J’ai lu le livre et ce n’est pas cela qu’elle raconte. Je pense que dans l’intervalle où elle a relu les épreuves et la promo, sa mémoire a encore joué, à oins qu’elle ait été influencée par les premiers avis, ce sont des choses qui arrivent.
Certes, elle a été embarquée le premier soir lors d’une boum par celui qu’elle trouvait beau et qui l’a d’une certaine façon possédée mais sans pénétration car il n’a pas voulu la déflorer. Et elle ? Elle était très heureuse, très fière de la nouvelle liberté de son corps, d’avoir connu un corps d’homme et elle n’a eu de cesse d’en rêver et d’en vouloir plus. Mais comme ce type a préféré sortir avec une autre fille qui couchait, elle s’est donnée à droite à gauche, se perdant dans les bras des uns et des autres au vu et au su de tous, elle buvait aussi. La vie de patachon, quoi Bref, elle a cherché encore désespérément à se faire dépuceler, elle le sera presque (sang) par lui. Enfin !
Certes, il y aura la honte. Non pas cette honte, ou la rancœur d’avoir été manipulée, mais celle de n’avoir pas su où s’arrête la morale, les bonnes mœurs des filles « bien ». Elle s’est comportée comme une garce, les autres l’ont vue comme une garce et l’année suivante, elle a été déclarée « indésirable » lorsqu’elle a voulu retourner à la colo dans l’espoir (fou) de revoir le mono.
Donc un livre pas inintéressant, pas non plus passionnant, un livre de filles si on peut dire car on a chacune au fond de nous, des histoires dont nous ne sommes pas fières parce que nous sommes des filles et que la société ne nous accorde pas le droit de nous conduire comme les garçons avec notre corps.

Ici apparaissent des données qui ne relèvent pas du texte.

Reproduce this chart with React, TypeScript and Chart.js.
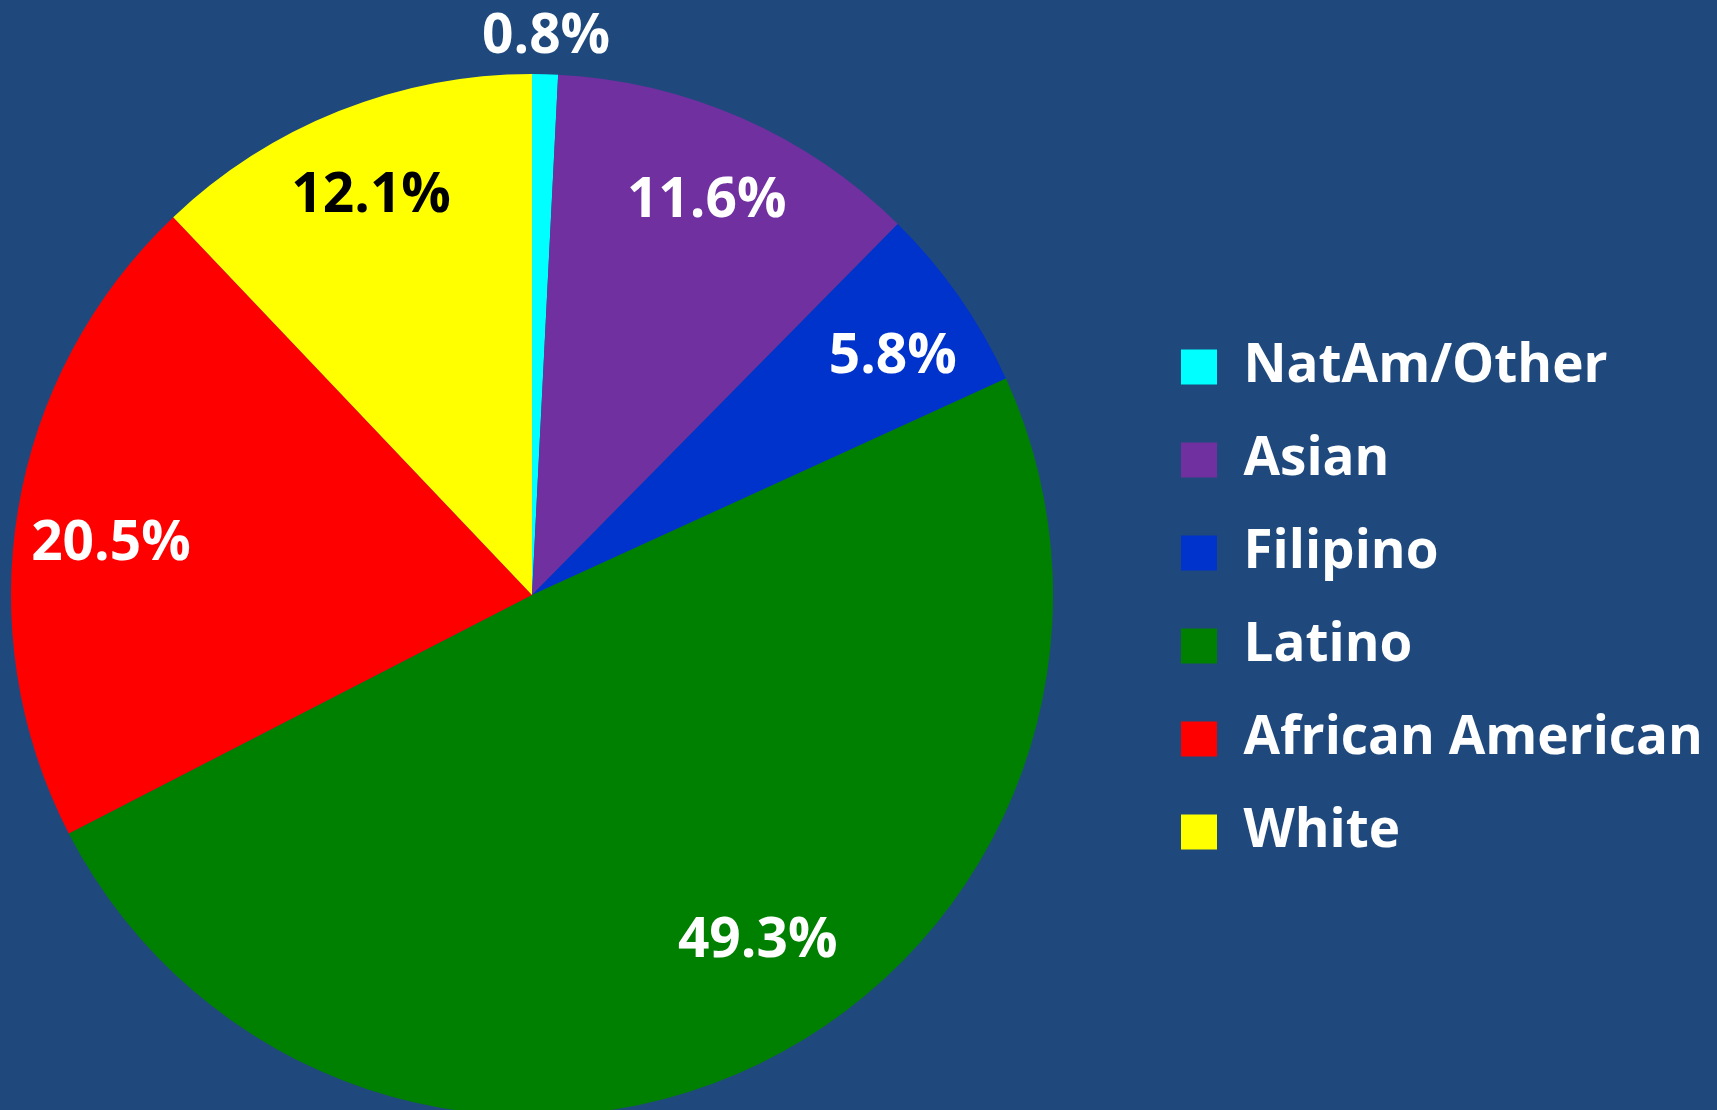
import React, { useEffect, useRef } from 'react';
import { Chart, registerables } from 'chart.js';

Chart.register(...registerables);

// ---- data ----
const categories = ['NatAm/Other', 'Asian', 'Filipino', 'Latino', 'African American', 'White'];
const percentages = [0.8, 11.6, 5.8, 49.3, 20.5, 12.1];

// ---- style ----
const sliceColors = ['#00FFFF', '#7030A0', '#0033CC', '#008000', '#FF0000', '#FFFF00'];
const labelColors = ['#FFFFFF', '#FFFFFF', '#FFFFFF', '#FFFFFF', '#FFFFFF', '#000000'];
const labelRadius = [1.078, 0.833, 0.833, 0.787, 0.815, 0.833];
const labelAngleShiftDeg = [0, 0, 1.2, -7.5, -2.2, 0];
const BG = '#1F497D';
const FONT_FAMILY = "'Open Sans', sans-serif";
const LABEL_FONT = 55;
const LEGEND_FONT = 53;
const LEGEND_BOX_W = 36;
const LEGEND_BOX_H = 35;
const LEGEND_PAD = 40;

const CANVAS_W = 1810;
const CANVAS_H = 1130;
const CANVAS_LEFT = -84;
const LEGEND_LEFT = 1225; // canvas coordinates
const PIE_CENTER_X = 616; // canvas coordinates (532 on the page)

const sliceLabelPlugin = {
  id: 'sliceLabels',
  afterDatasetsDraw(chart: any) {
    const ctx = chart.ctx as CanvasRenderingContext2D;
    const meta = chart.getDatasetMeta(0);
    meta.data.forEach((arc: any, i: number) => {
      const p = arc.getProps(['x', 'y', 'startAngle', 'endAngle', 'outerRadius'], true);
      const mid = (p.startAngle + p.endAngle) / 2 + (labelAngleShiftDeg[i] * Math.PI) / 180;
      const r = p.outerRadius * labelRadius[i];
      const lx = p.x + Math.cos(mid) * r;
      const ly = p.y + Math.sin(mid) * r;
      ctx.save();
      ctx.font = `bold ${LABEL_FONT}px ${FONT_FAMILY}`;
      ctx.fillStyle = labelColors[i];
      ctx.textAlign = 'center';
      ctx.textBaseline = 'alphabetic';
      ctx.fillText(`${percentages[i].toFixed(1)}%`, lx, ly + 0.357 * LABEL_FONT);
      ctx.restore();
    });
  },
};

function legendNaturalWidth(): number {
  const c = document.createElement('canvas');
  const ctx = c.getContext('2d') as CanvasRenderingContext2D;
  ctx.font = `bold ${LEGEND_FONT}px ${FONT_FAMILY}`;
  let maxItem = 0;
  categories.forEach((t) => {
    const w = LEGEND_BOX_W + LEGEND_FONT / 2 + ctx.measureText(t).width;
    if (w > maxItem) maxItem = w;
  });
  return LEGEND_PAD + maxItem + 10;
}

export default function App() {
  const ref = useRef<HTMLCanvasElement>(null);

  useEffect(() => {
    document.body.style.margin = '0';
    const legendW = legendNaturalWidth();
    const padRight = Math.max(0, CANVAS_W - LEGEND_LEFT - legendW);
    const padLeft = Math.max(0, 2 * PIE_CENTER_X - LEGEND_LEFT);
    const chart = new Chart(ref.current as HTMLCanvasElement, {
      type: 'pie',
      data: {
        labels: categories,
        datasets: [
          {
            data: percentages,
            backgroundColor: sliceColors,
            borderWidth: 0,
          },
        ],
      },
      options: {
        responsive: false,
        animation: false,
        devicePixelRatio: 1,
        events: [],
        layout: {
          padding: { left: padLeft, top: 74, right: padRight, bottom: 14 },
        },
        plugins: {
          tooltip: { enabled: false },
          legend: {
            display: true,
            position: 'right',
            align: 'center',
            title: {
              display: true,
              text: '',
              font: { size: 2, lineHeight: 1 },
              padding: { top: 3.5, bottom: 3.5 },
            },
            labels: {
              boxWidth: LEGEND_BOX_W,
              boxHeight: LEGEND_BOX_H,
              padding: LEGEND_PAD,
              color: '#FFFFFF',
              font: { family: FONT_FAMILY, size: LEGEND_FONT, weight: 'bold' },
            },
          },
        },
      },
      plugins: [sliceLabelPlugin],
    } as any);
    return () => chart.destroy();
  }, []);

  return (
    <div
      style={{
        position: 'fixed',
        left: 0,
        top: 0,
        width: 1717,
        height: 1110,
        overflow: 'hidden',
        background: BG,
      }}
    >
      <canvas
        ref={ref}
        width={CANVAS_W}
        height={CANVAS_H}
        style={{ position: 'absolute', left: CANVAS_LEFT, top: 0, width: CANVAS_W, height: CANVAS_H }}
      />
    </div>
  );
}
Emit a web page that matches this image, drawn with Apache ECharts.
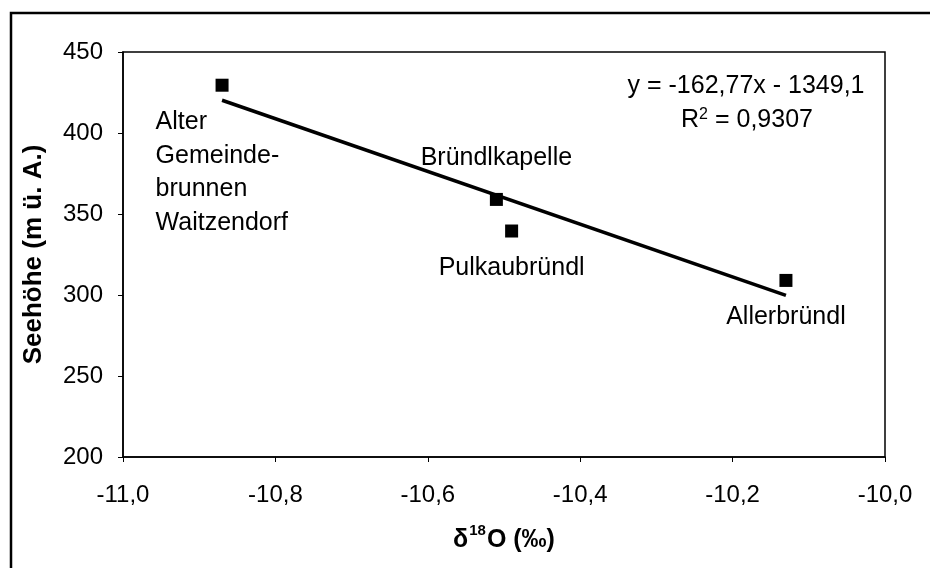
<!DOCTYPE html>
<html>
<head>
<meta charset="utf-8">
<script src="https://cdn.jsdelivr.net/npm/echarts@6/dist/echarts.min.js"></script>
<style>
html,body{margin:0;padding:0;background:#fff;}
#c{width:930px;height:568px;}
</style>
</head>
<body>
<div id="c"></div>
<script>
// Data
var pointNames = ['Alter\nGemeinde-\nbrunnen\nWaitzendorf', 'Bründlkapelle', 'Pulkaubründl', 'Allerbründl'];
var d18O = [-10.87, -10.51, -10.49, -10.13];
var elevation = [429.5, 359, 339.5, 309];
var trendX = [-10.87, -10.13];
var trendY = [420.2, 299.8];
var xTicks = { min: -11, max: -10, step: 0.2 };
var yTicks = { min: 200, max: 450, step: 50 };
var equationText = 'y = -162,77x - 1349,1';
var r2Value = '0,9307';

var FONT = '"Liberation Sans", Arial, sans-serif';

var labelCfg = [
  { position: [-60, 27], align: 'left', verticalAlign: 'top', lineHeight: 33.5 },
  { position: 'top', distance: 22 },
  { position: 'bottom', distance: 18 },
  { position: 'bottom', distance: 18 }
];

var scatterData = d18O.map(function (x, i) {
  return {
    name: pointNames[i],
    value: [x, elevation[i]],
    label: Object.assign({
      show: true,
      formatter: pointNames[i],
      color: '#000',
      opacity: 1,
      textBorderWidth: 0,
      fontSize: 25,
      fontFamily: FONT
    }, labelCfg[i])
  };
});

var trendData = trendX.map(function (x, i) { return [x, trendY[i]]; });

var chart = echarts.init(document.getElementById('c'), null, { renderer: 'canvas' });
chart.setOption({
  backgroundColor: '#fff',
  animation: false,
  grid: {
    left: 123, right: 45, top: 52, bottom: 111,
    show: true, borderColor: '#000', borderWidth: 1.5, backgroundColor: 'transparent'
  },
  xAxis: {
    type: 'value',
    min: xTicks.min, max: xTicks.max, interval: xTicks.step,
    axisLine: { show: true, onZero: false, lineStyle: { color: '#000', width: 1.5 } },
    axisTick: { show: true, inside: false, length: 5, lineStyle: { color: '#000' } },
    splitLine: { show: false },
    axisLabel: {
      color: '#000', fontSize: 24, fontFamily: FONT, margin: 26,
      formatter: function (v) { return v.toFixed(1).replace('.', ','); }
    },
    name: '{a|δ}{s|18}{a|O (‰)}',
    nameLocation: 'middle',
    nameGap: 66,
    nameTextStyle: {
      rich: {
        a: { fontSize: 25, lineHeight: 30, fontWeight: 'bold', fontFamily: FONT, color: '#000', verticalAlign: 'bottom' },
        s: { fontSize: 15, lineHeight: 15, fontWeight: 'bold', fontFamily: FONT, color: '#000', verticalAlign: 'top', padding: [0, 1, 0, 1] }
      }
    }
  },
  yAxis: {
    type: 'value',
    min: yTicks.min, max: yTicks.max, interval: yTicks.step,
    axisLine: { show: true, onZero: false, lineStyle: { color: '#000', width: 1.5 } },
    axisTick: { show: true, inside: false, length: 5, lineStyle: { color: '#000' } },
    splitLine: { show: false },
    axisLabel: { color: '#000', fontSize: 24, fontFamily: FONT, margin: 20 },
    name: 'Seehöhe (m ü. A.)',
    nameLocation: 'middle',
    nameRotate: 90,
    nameGap: 76,
    nameTextStyle: { fontSize: 26, fontWeight: 'bold', fontFamily: FONT, color: '#000' }
  },
  series: [
    {
      type: 'line',
      data: trendData,
      symbol: 'none',
      lineStyle: { color: '#000', width: 3.5 },
      silent: true,
      z: 2
    },
    {
      type: 'scatter',
      data: scatterData,
      symbol: 'rect',
      symbolSize: 13,
      itemStyle: { color: '#000', opacity: 1 },
      label: { color: '#000' },
      z: 3
    }
  ],
  graphic: [
    {
      type: 'rect',
      shape: { x: 11, y: 13, width: 1000, height: 1000 },
      style: { fill: 'none', stroke: '#000', lineWidth: 2.5 },
      silent: true
    },
    {
      type: 'text',
      x: 746, y: 86,
      style: {
        text: equationText,
        font: '25px ' + FONT,
        fill: '#000',
        textAlign: 'center',
        textVerticalAlign: 'middle'
      }
    },
    {
      type: 'text',
      x: 747, y: 120,
      style: {
        text: '{a|R}{s|2}{a| = ' + r2Value + '}',
        fill: '#000',
        textAlign: 'center',
        textVerticalAlign: 'middle',
        rich: {
          a: { fontSize: 25, fontFamily: FONT, color: '#000' },
          s: { fontSize: 16, fontFamily: FONT, color: '#000', verticalAlign: 'top', padding: [0, 0, 11, 0] }
        }
      }
    }
  ]
});
</script>
</body>
</html>
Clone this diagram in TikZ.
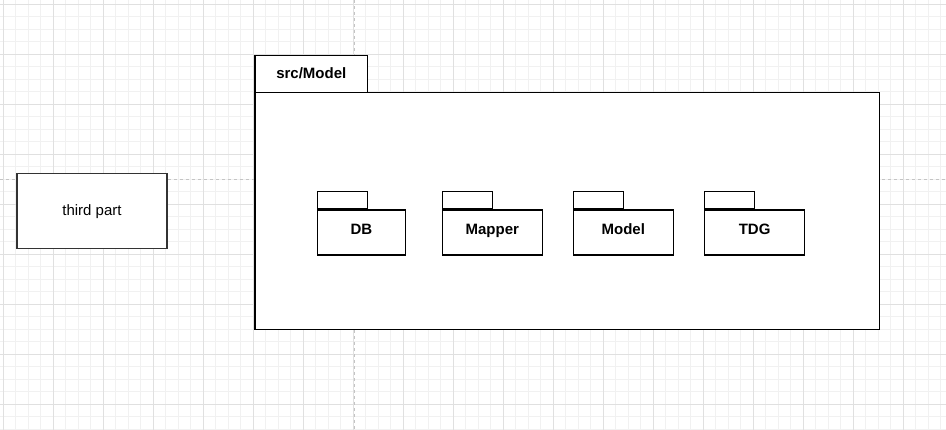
\documentclass[tikz,border=0pt]{standalone}
\usepackage{fontspec}
\setmainfont{Liberation Sans}
\usetikzlibrary{positioning}

\definecolor{minorgray}{HTML}{F1F1F1}
\definecolor{majorgray}{HTML}{E0E0E0}
\definecolor{pagegray}{HTML}{C4C4C4}

\tikzset{
  minorgrid/.style={minorgray, line width=0.7pt},
  majorgrid/.style={majorgray, line width=0.7pt},
  pagebreak/.style={pagegray, line width=0.8pt, dash pattern=on 3pt off 3pt},
  partbox/.style={draw=black!80, fill=white, line width=1.25pt, inner sep=0pt,
    minimum width=150pt, minimum height=75pt, text height=11pt, text depth=1pt,
    font=\fontsize{15}{18}\selectfont},
  pkgtab/.style={draw, fill=white, line width=1.25pt, inner sep=0pt,
    minimum width=50pt, minimum height=17.5pt, anchor=south west},
  pkgbody/.style={draw, fill=white, line width=1.25pt, inner sep=0pt,
    minimum height=45pt, anchor=north west, text height=11pt, text depth=7pt,
    font=\bfseries\fontsize{15}{18}\selectfont}
}

\begin{document}
\begin{tikzpicture}[x=1pt, y=-1pt]

\useasboundingbox[fill=white] (0,0) rectangle (946,430);

% Background grid
\foreach \x in {3.3,15.8,...,946} \draw[minorgrid] (\x,0) -- (\x,430);
\foreach \y in {4,16.5,...,430} \draw[minorgrid] (0,\y) -- (946,\y);
\foreach \x in {3.3,53.3,...,946} \draw[majorgrid] (\x,0) -- (\x,430);
\foreach \y in {4,54,...,430} \draw[majorgrid] (0,\y) -- (946,\y);

% Page breaks
\draw[pagebreak] (354,0) -- (354,430);
\draw[pagebreak] (0,179) -- (946,179);

% Third part box
\node[partbox] (third) at (92,210.7) {third part};

% Package src/Model
\node[pkgtab, anchor=north west, minimum width=112.7pt, minimum height=37pt,
  text height=11pt, text depth=0.8pt,
  font=\bfseries\fontsize{15}{18}\selectfont] (srctab) at (254.3,54.7) {src/Model};
\node[pkgbody, minimum width=624.7pt, minimum height=237.3pt] (srcbody) at (254.3,91.7) {};

% Inner packages
\foreach \i/\x/\w/\t in {db/317/87.5/DB, mapper/441.7/100/Mapper,
  model/572.7/100/Model, tdg/704/100/TDG} {
\node[pkgbody, minimum width=\w pt] (\i) at (\x,209.5) {\t};
\node[pkgtab] (\i tab) at (\i.north west) {};
}

\end{tikzpicture}
\end{document}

Il se trouve que je lis actuellement le récit d’Elena Ferrante qui se passe aussi à la fin des 50’s, avec pour héroïnes deux jeunes Napolitaines de 15/16 ans (et plus, dans la suite que j’ai entamée) où la perte de la virginité est autrement dramatique. Dans ces deux tomes épais, le moindre détail est ciselé, tout est décrit avec minutie, ce qui rend l’histoire extrêmement dense et construite.
Annie Ernaux est une écrivaine importante, c’est sûr. Mais je la trouve morne, avec tendance à ressasser, à tout vouloir justifier comme si, finalement, ce n’était pas tout à fait sa faute s’il lui arrivait de drôles de trucs. D’ailleurs elle le dit dans le livre : si elle n’écrit pas cette histoire, elle l’aura vécue pour rien. Car pour elle, apparemment, sa vie est le tissu de son art, elle vit les choses pour pouvoir les raconter, peut-être pas celles de ses 18 ans, et encore, mais certainement beaucoup d’autres. Elle se regarde vivre, elle s’écrit, elle s’analyse.
Ceci n’est pas une critique négative, du moment que ses livres ont de la tenue, qu’ils donnent à réfléchir, bien qu’ils soient assez minces.
Mémoire de fille d’Annie Ernaux chez Gallimard, 2016. 151 pages. 15 €.